||January 3, 2019
||The Emotionally Intelligent Leader
||Cary Cherniss, Emeritus Professor of Applied Psychology at Rutgers University, and Director and Co-chair of the Consortium for Research on Emotional Intelligence in Organizations
Cognitive intelligence or "IQ" was once considered the leading psychological determinant of effective leadership. Personality traits such as extroversion also were seen as important. However, more recent research, as well as practical experience, suggests that "emotional intelligence" may be even more vital. So what is it? How important is it really for leadership effectiveness? And can we help current or potential leaders become more emotionally intelligent? Cary Cherniss will help us learn more about these issues.

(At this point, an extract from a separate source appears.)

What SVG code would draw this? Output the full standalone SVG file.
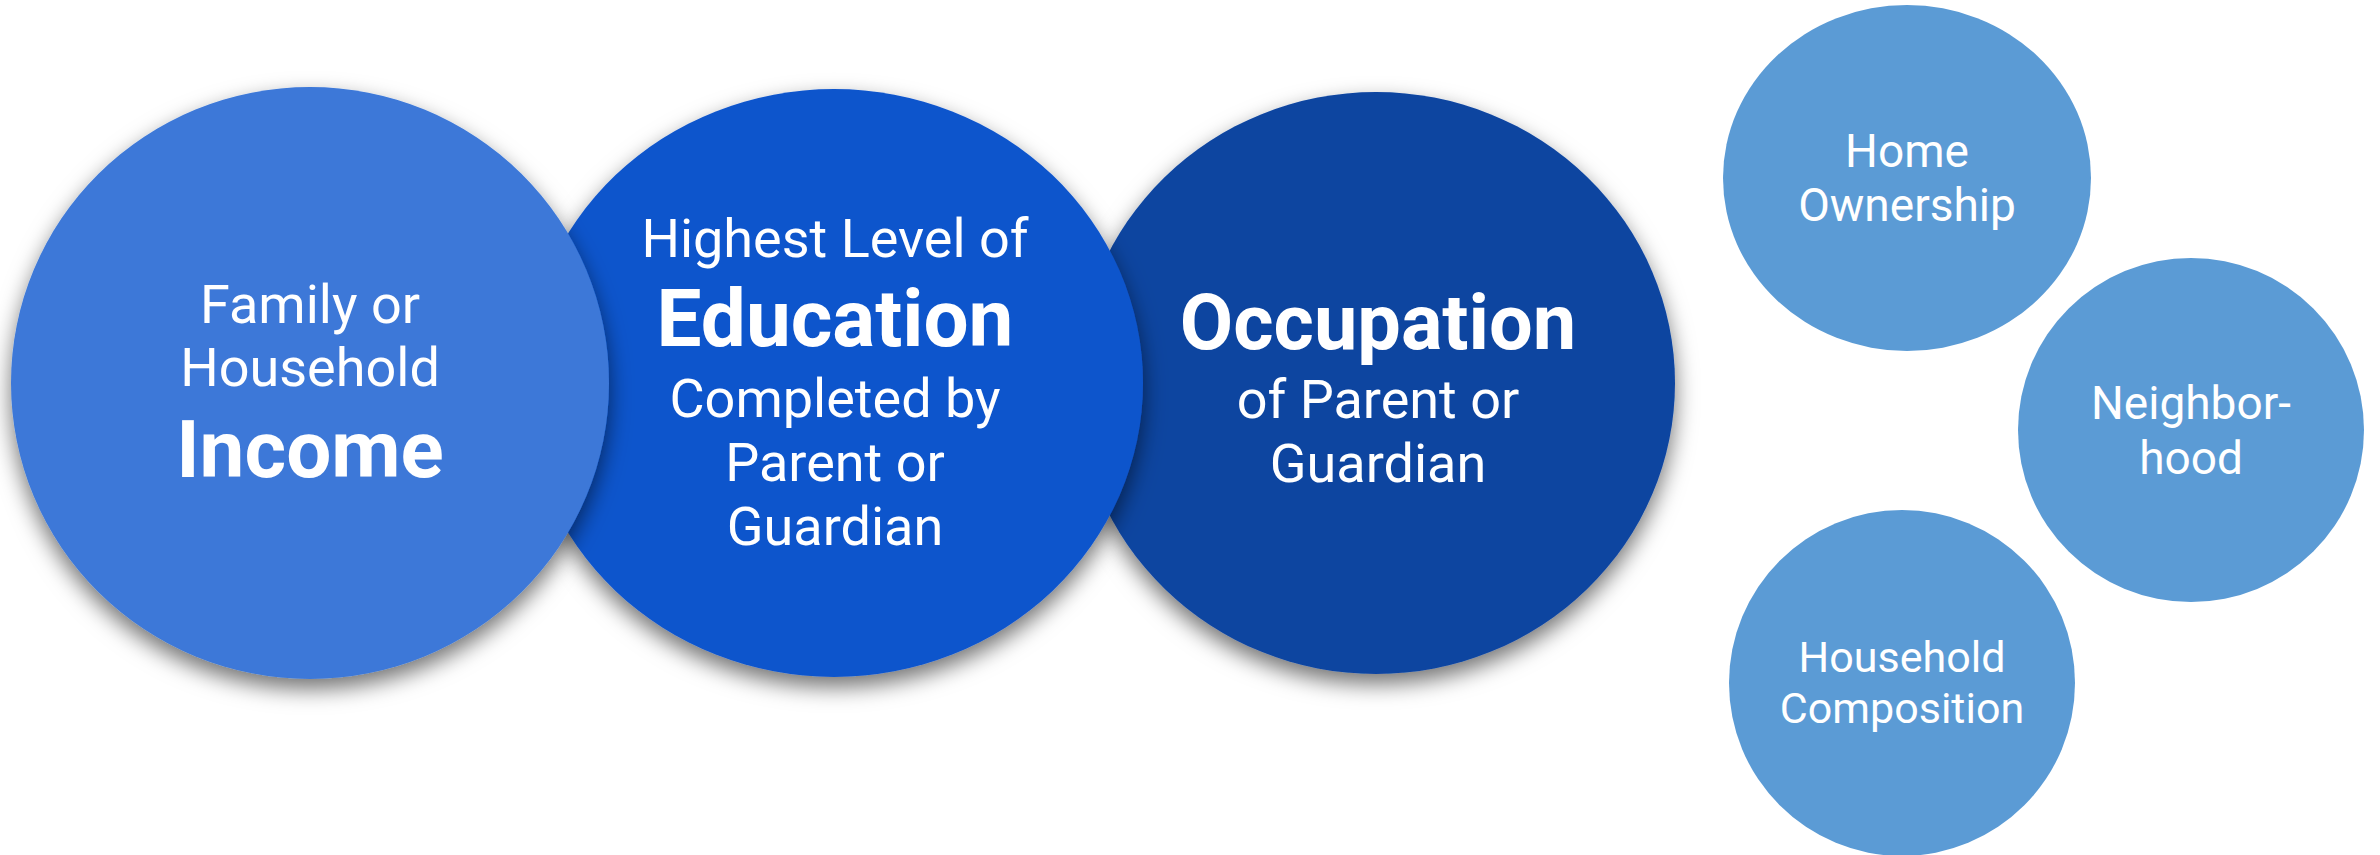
<svg xmlns="http://www.w3.org/2000/svg" width="2380" height="855" viewBox="0 0 2380 855">
  <style>
    .t { font-family: Roboto, "Liberation Sans", sans-serif; fill: #ffffff; text-anchor: middle; }
    .big { font-size: 54px; font-weight: 400; }
    .bold { font-size: 80px; font-weight: 700; }
    .small { font-size: 46px; font-weight: 400; }
    .smaller { font-size: 43px; font-weight: 400; }
  </style>
  <defs>
    <filter id="shadow" x="-20%" y="-20%" width="140%" height="145%">
      <feDropShadow dx="0" dy="10" stdDeviation="11" flood-color="#000000" flood-opacity="0.55"/>
    </filter>
  </defs>
  <rect x="0" y="0" width="2380" height="855" fill="#ffffff"/>
  <g id="connectors"></g>

  <g id="occupation">
    <ellipse cx="1376" cy="383" rx="299" ry="291" fill="#0B44A0" filter="url(#shadow)"/>
    <text class="t bold" x="1378" y="349" style="font-size:77.5px">Occupation</text>
    <text class="t big" x="1378" y="418">of Parent or</text>
    <text class="t big" x="1378" y="482">Guardian</text>
  </g>

  <g id="education">
    <ellipse cx="834" cy="383" rx="309" ry="294" fill="#1155CC" filter="url(#shadow)"/>
    <text class="t big" x="835" y="257">Highest Level of</text>
    <text class="t bold" x="835" y="346">Education</text>
    <text class="t big" x="835" y="417">Completed by</text>
    <text class="t big" x="835" y="481">Parent or</text>
    <text class="t big" x="835" y="545">Guardian</text>
  </g>

  <g id="income">
    <ellipse cx="310" cy="383" rx="299" ry="296" fill="#3C78D8" filter="url(#shadow)"/>
    <text class="t big" x="310" y="323">Family or</text>
    <text class="t big" x="310" y="386">Household</text>
    <text class="t bold" x="310" y="477">Income</text>
  </g>

  <g id="home-ownership">
    <ellipse cx="1907" cy="178" rx="184" ry="173" fill="#5B9BD5"/>
    <text class="t small" x="1907" y="167">Home</text>
    <text class="t small" x="1907" y="221">Ownership</text>
  </g>

  <g id="neighborhood">
    <ellipse cx="2191" cy="430" rx="173" ry="172" fill="#5B9BD5"/>
    <text class="t small" x="2191" y="419">Neighbor-</text>
    <text class="t small" x="2191" y="474">hood</text>
  </g>

  <g id="household-composition">
    <ellipse cx="1902" cy="683" rx="173" ry="173" fill="#5B9BD5"/>
    <text class="t smaller" x="1902" y="672">Household</text>
    <text class="t smaller" x="1902" y="723">Composition</text>
  </g>
</svg>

Cary Cherniss is Emeritus Professor of Applied Psychology, Rutgers University, and Director and Co-chair of the Consortium for Research on Emotional Intelligence in Organizations. He received his Ph.D. in Psychology from Yale University in 1972. He went on to teach at the University of Michigan in Ann Arbor until 1980, when he left academia for three years to develop and direct the Management and Organizational Development program at the Illinois Institute for Developmental Disabilities. In 1983, he came to Rutgers University where he helped create the doctoral program in Organizational Psychology at the Graduate School of Applied and Professional Psychology. Both an organizational and community psychologist, Dr. Cherniss specializes in the areas of emotional intelligence, work stress and burnout, leadership development, and planned organizational change. He has published over 70 scholarly articles and book chapters on these topics as well as seven books, including The Emotionally Intelligent Workplace
(Jossey-Bass, with Daniel Goleman), Promoting Emotional Intelligence in Organizations: Guidelines for Practitioners
(American Society for Training and Development, with Mitchel Adler), and Beyond Burnout: Helping Teachers, Nurses, Therapists, and Lawyers Recover from Stress and Disillusionment
(Routledge). His research has been funded by several sources, including the National Institute of Mental Health and the U.S. Office of Population Affairs.